Deavin Brownson: Caddie earns an Evans Scholarship

By Ron Bellamy | Golf, Oregon |

Sheldon High School senior bound for University of Oregon

When Deavin Brownson began working as a caddie at Eugene Country Club in the summer of 2013, he saw it as more than a chance to earn some pocket money.

He saw it as a way to pay for a college education without forcing himself and his mother, Tiffany Brownson, a pharmaceutical technician, to take on enormous debt.

Brownson’s determined vision quest was realized earlier this year, when the 18-year-old senior in the International High School at Sheldon was named one of 10 Evans Scholarship recipients from the state of Oregon for 2016. Other recipients, selected by the Western Golf Association, include Makenna Crocker of North Bend High School, Samuel Lundquist of Reedsport High School and Andrew Peters of Bandon High School.

Nationally, more than 900 Evans scholars are enrolled at universities, and the program has produced more than 10,000 graduates.

The full four-year scholarships cover housing and tuition, and are valued at more than $80,000. The Oregon recipients will enroll in the fall at the University of Oregon, where they will inaugurate a new Evans Scholarship House, located at 1910 University Street, which will house up to 50 Evans scholars and becomes just the 15th such house in the nation.

Brownson’s selection is especially noteworthy in several ways: He’s the first Evans Scholarship recipient to have caddied at Eugene Country Club in 20 years, and he’s following the footsteps of his mother’s dad, David Gault, who in 1956 became just the second Evans scholar from the state of Oregon, and who in 1960 was the first in-state Evans scholar to graduate from the University of Oregon.

On top of that, Brownson dealt with a back injury, incurred when the bus carrying the Sheldon soccer team to Bend was involved in a collision that took the life of a Wilsonville woman last September.

“He caddied for me and others through times when he was injured,” said ECC member Tony Vuksich, himself a former Evans scholar who became one of Brownson’s regular customers and a mentor. “He was dedicated. There’s no two ways about it.”

Brownson said Gault, who taught him the game of golf “from pretty much the time I could walk,” suggested that he seek an Evans scholarship and showed him the ropes of caddying. In the summer after his freshman year at Sheldon, Brownson recorded 45 “loops” at Eugene Country Club, 45 more the ensuing summer, and 30 more this past summer, with an average stipend ranging from $40 to $50 per round for regular customers, to somewhat more for guest players.
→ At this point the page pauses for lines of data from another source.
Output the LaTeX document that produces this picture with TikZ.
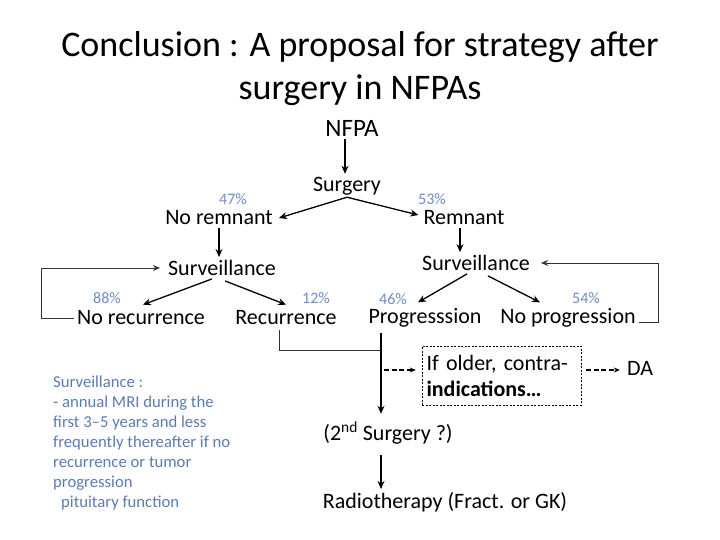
\documentclass[tikz,border=0pt]{standalone}
\usepackage{fontspec}
\setmainfont{Carlito}
\usetikzlibrary{arrows.meta}
\definecolor{pctblue}{HTML}{6F8DBF}
\definecolor{noteblue}{HTML}{5C7CB0}
\definecolor{linegray}{HTML}{333333}

\begin{document}
\begin{tikzpicture}[
    x=1pt, y=-1pt,
    flowtext/.style={inner sep=3pt, font=\fontsize{22}{25}\selectfont},
    pcttext/.style={inner sep=1pt, text=pctblue, font=\fontsize{16}{18}\selectfont},
    titletext/.style={align=center, font=\fontsize{36}{43}\selectfont},
    notetext/.style={align=left, anchor=north west, inner sep=0pt, text=noteblue,
      font=\fontsize{16.7}{20}\selectfont},
    olderbox/.style={draw, dash pattern=on 2pt off 1.5pt, thin, minimum width=159pt, minimum height=59pt,
      text width=150pt, align=left, inner sep=3pt, font=\fontsize{22}{26}\selectfont},
    arr/.style={-{Stealth[length=8pt,width=7pt]}, line width=1.3pt},
    dasharr/.style={-{Stealth[length=6pt,width=5pt]}, dash pattern=on 5pt off 2.5pt, line width=1.1pt},
    backline/.style={line width=1pt, draw=linegray}
  ]
    \useasboundingbox (0,0) rectangle (720,540);

    % title
    \node[titletext] (title) at (360,69) {Conclusion : A proposal for strategy after\\surgery in NFPAs};

    % tree
    \node[flowtext, font=\fontsize{25}{28}\selectfont] (nfpa) at (352,128) {NFPA};
    \node[flowtext] (surgery) at (347,186) {Surgery};
    \node[flowtext] (noremnant) at (219,218) {No remnant};
    \node[flowtext] (remnant) at (464,218) {Remnant};
    \node[flowtext] (survl) at (222,268) {Surveillance};
    \node[flowtext] (survr) at (476,263) {Surveillance};
    \node[flowtext] (norec) at (141,318) {No recurrence};
    \node[flowtext] (rec) at (286,318) {Recurrence};
    \node[flowtext] (prog) at (425,318) {Progresssion};
    \node[flowtext] (noprog) at (568,318) {No progression};
    \node[olderbox] (older) at (501.5,375.5) {If older, contra-\\\textbf{indications\dots}};
    \node[flowtext] (da) at (640,368) {DA};
    \node[flowtext] (second) at (388,433) {(2\textsuperscript{nd} Surgery ?)};
    \node[flowtext] (radio) at (445,502) {Radiotherapy (Fract. or GK)};

    % percentages
    \node[pcttext] (p47) at (233,199) {47\%};
    \node[pcttext] (p53) at (432,199) {53\%};
    \node[pcttext] (p88) at (107,298) {88\%};
    \node[pcttext] (p12) at (316,298) {12\%};
    \node[pcttext] (p46) at (393,299) {46\%};
    \node[pcttext] (p54) at (586,298) {54\%};

    % note
    \node[notetext] (note) at (53,376) {Surveillance :\\
      - annual MRI during the\\
      first 3--5 years and less\\
      frequently thereafter if no\\
      recurrence or tumor\\
      progression\\
      \hspace*{8pt}pituitary function};

    \coordinate (join) at (381,350);
    \coordinate (dashstart) at (384,370);

    % arrows
    \draw[arr] ([xshift=-7pt]nfpa.south) -- ([xshift=-7pt]nfpa.south |- surgery.north);
    \draw[arr] ([yshift=1pt]surgery.south) -- ([xshift=3pt]noremnant.east);
    \draw[arr] ([yshift=1pt]surgery.south) -- ([xshift=-2pt,yshift=3pt]remnant.west);
    \draw[arr] (noremnant.south) -- (noremnant.south |- survl.north);
    \draw[arr] ([xshift=-4pt]remnant.south) -- ([xshift=-4pt]remnant.south |- survr.north);
    \draw[arr] ([xshift=-10pt]survl.south) -- ([xshift=2pt,yshift=3pt]norec.north);
    \draw[arr] ([xshift=3pt,yshift=-2pt]survl.south) -- ([yshift=3pt]rec.north);
    \draw[arr] ([xshift=-9pt]survr.south) -- ([xshift=-7pt,yshift=3pt]prog.north);
    \draw[arr] ([xshift=12pt,yshift=-2pt]survr.south) -- ([xshift=-28pt,yshift=3pt]noprog.north);

    % loops back to surveillance
    \draw[backline, -{Stealth[length=7pt,width=6pt]}, shorten >=5pt]
      (norec.west) -- ++(-32,0) |- (survl.west);
    \draw[backline, -{Stealth[length=7pt,width=6pt]}, shorten >=8pt]
      ([yshift=-4pt]noprog.east) -- ++(20,0) |- (survr.east);

    % further treatment
    \draw[backline] ([xshift=-7pt,yshift=-2pt]rec.south) |- (join);
    \draw[arr] ([xshift=-44pt,yshift=-2pt]prog.south) -- ([xshift=-44pt,yshift=5pt]prog.south |- second.north);
    \draw[dasharr, shorten >=6pt] (dashstart) -- (dashstart -| older.west);
    \draw[dasharr, shorten <=5pt, shorten >=4pt] (dashstart -| older.east) -- (dashstart -| da.west);
    \draw[arr, shorten <=8pt] (join |- second.south) -- (join |- radio.north);
  \end{tikzpicture}
\end{document}
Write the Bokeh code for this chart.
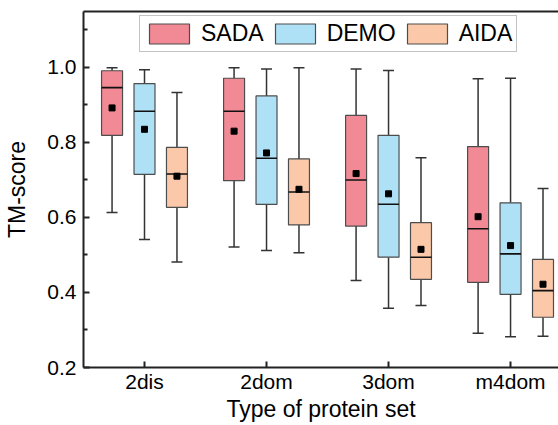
from bokeh.plotting import figure
from bokeh.models import Range1d, FixedTicker, LinearAxis, Legend, LegendItem, NumeralTickFormatter
from bokeh.embed import file_html
from bokeh.resources import INLINE

categories = ["2dis", "2dom", "3dom", "m4dom"]
series_names = ["SADA", "DEMO", "AIDA"]

sada_max = [0.999, 0.999, 0.996, 0.970]
sada_q3 = [0.991, 0.971, 0.872, 0.789]
sada_med = [0.946, 0.883, 0.700, 0.570]
sada_mean = [0.892, 0.830, 0.717, 0.602]
sada_q1 = [0.819, 0.698, 0.577, 0.427]
sada_min = [0.613, 0.521, 0.432, 0.291]

demo_max = [0.994, 0.996, 0.992, 0.971]
demo_q3 = [0.957, 0.924, 0.819, 0.639]
demo_med = [0.883, 0.758, 0.635, 0.503]
demo_mean = [0.835, 0.772, 0.663, 0.525]
demo_q1 = [0.715, 0.635, 0.494, 0.395]
demo_min = [0.541, 0.512, 0.358, 0.282]

aida_max = [0.933, 0.999, 0.759, 0.677]
aida_q3 = [0.787, 0.756, 0.586, 0.488]
aida_med = [0.716, 0.668, 0.494, 0.405]
aida_mean = [0.710, 0.675, 0.515, 0.422]
aida_q1 = [0.627, 0.580, 0.435, 0.334]
aida_min = [0.481, 0.506, 0.365, 0.283]

y_major = [0.2, 0.4, 0.6, 0.8, 1.0]
y_minor = [0.3, 0.5, 0.7, 0.9, 1.1]

series = [
    (sada_max, sada_q3, sada_med, sada_mean, sada_q1, sada_min),
    (demo_max, demo_q3, demo_med, demo_mean, demo_q1, demo_min),
    (aida_max, aida_q3, aida_med, aida_mean, aida_q1, aida_min),
]
colors = ["#F28A96", "#AEE0F6", "#FBC8A9"]
offsets = [-0.266, 0.0, 0.266]
box_w = 0.172
cap_w = 0.09
FONT = "Liberation Sans"

p = figure(width=558, height=425, output_backend="svg", toolbar_location=None,
           x_range=Range1d(0.5, 4.393), y_range=Range1d(0.2, 1.149),
           min_border_left=83, min_border_right=0, min_border_top=11,
           min_border_bottom=58)
p.grid.visible = False
p.outline_line_color = None
p.background_fill_color = "white"
p.border_fill_color = "white"

xpos = [i + 1 for i in range(len(categories))]
items = []
for (mx, q3, med, mean, q1, mn), col, off, name in zip(series, colors, offsets, series_names):
    xs = [x + off for x in xpos]
    p.segment(x0=xs, y0=q3, x1=xs, y1=mx, line_color="#333333", line_width=1.5)
    p.segment(x0=xs, y0=q1, x1=xs, y1=mn, line_color="#333333", line_width=1.5)
    p.segment(x0=[x - cap_w / 2 for x in xs], y0=mx, x1=[x + cap_w / 2 for x in xs], y1=mx,
              line_color="#333333", line_width=1.5)
    p.segment(x0=[x - cap_w / 2 for x in xs], y0=mn, x1=[x + cap_w / 2 for x in xs], y1=mn,
              line_color="#333333", line_width=1.5)
    r = p.vbar(x=xs, width=box_w, top=q3, bottom=q1, fill_color=col,
               line_color="#4d4d4d", line_width=1.2)
    p.segment(x0=[x - box_w / 2 for x in xs], y0=med, x1=[x + box_w / 2 for x in xs], y1=med,
              line_color="#111111", line_width=1.6)
    p.scatter(x=xs, y=mean, marker="square", size=6, fill_color="black", line_color="black")
    items.append(LegendItem(label=name, renderers=[r]))

legend = Legend(items=items, orientation="horizontal", location=(56, 315),
                glyph_width=50, glyph_height=25, label_standoff=7, spacing=6,
                padding=4, margin=0, border_line_color="#888888", border_line_width=1.5,
                label_text_font=FONT, label_text_font_size="23px", label_text_color="black",
                background_fill_alpha=1.0)
p.add_layout(legend, "center")

ax = p.xaxis[0]
ax.ticker = FixedTicker(ticks=xpos)
ax.major_label_overrides = {x: c for x, c in zip(xpos, categories)}
ax.axis_label = "Type of protein set"
ay = p.yaxis[0]
ay.ticker = FixedTicker(ticks=y_major, minor_ticks=y_minor)
ay.formatter = NumeralTickFormatter(format="0.0")
ay.axis_label = "TM-score"

for a in (ax, ay):
    a.axis_line_width = 2
    a.axis_line_color = "#222222"
    a.major_tick_line_color = "#222222"
    a.major_tick_line_width = 2
    a.minor_tick_line_color = "#222222"
    a.minor_tick_line_width = 2
    a.major_tick_out = 0
    a.major_tick_in = 6
    a.minor_tick_out = 0
    a.minor_tick_in = 4
    a.major_label_text_font = FONT
    a.major_label_text_font_size = "21px"
    a.major_label_text_color = "black"
    a.axis_label_text_font = FONT
    a.axis_label_text_font_size = "23px"
    a.axis_label_text_font_style = "normal"
    a.axis_label_text_color = "black"

ax.minor_tick_line_color = None
ax.major_label_standoff = 2
ax.axis_label_standoff = 0
ay.major_label_standoff = 7
ay.axis_label_standoff = 14

top = LinearAxis(ticker=FixedTicker(ticks=[]), axis_line_width=2, axis_line_color="#222222",
                 major_tick_line_color=None, minor_tick_line_color=None,
                 major_label_text_font_size="0px", major_label_standoff=0)
p.add_layout(top, "above")

open("out.html", "w").write(file_html(p, INLINE))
While maintaining an A-minus average in the classroom — Brownson plans to major in business administration at Oregon — he was learning lessons on the golf course, too.

“He became a great caddie,” said Vuksich, who plays to a 3 handicap. “It got to where he would just hand me a club (without being asked) — he knew what I wanted to hit, he knew the yardages.

“He reads greens better than I do. … He hustles. He just works really hard at it.”

Two of Brownson’s other regular ECC clients, Mike Hartwig and Steve Dignam, also attended college as Evans scholars. Vuksich said his own experience as a caddie back in high school gave him an opportunity to learn life lessons from successful people, and clearly Brownson had a similar experience.

“I’ve built a lot of bonds with Tony and other people out here,” Brownson said. “I enjoy it for more than just the caddie aspect. I enjoy spending time with them. They’re a great group of guys and they make the caddying experience a lot of fun.”

Brownson intends to keep caddying this summer, but he’ll finally be taking an injury-forced hiatus. Playing in a club soccer game for Pelada Football Academy recently, he dislocated his left shoulder for the fourth time, so severely that he had to go to the hospital to have the shoulder re-set. He’ll undergo surgery on Thursday to repair a torn labrum, and he’s hoping that in a few months he’ll actually be able to swing golf clubs again, not just carry them.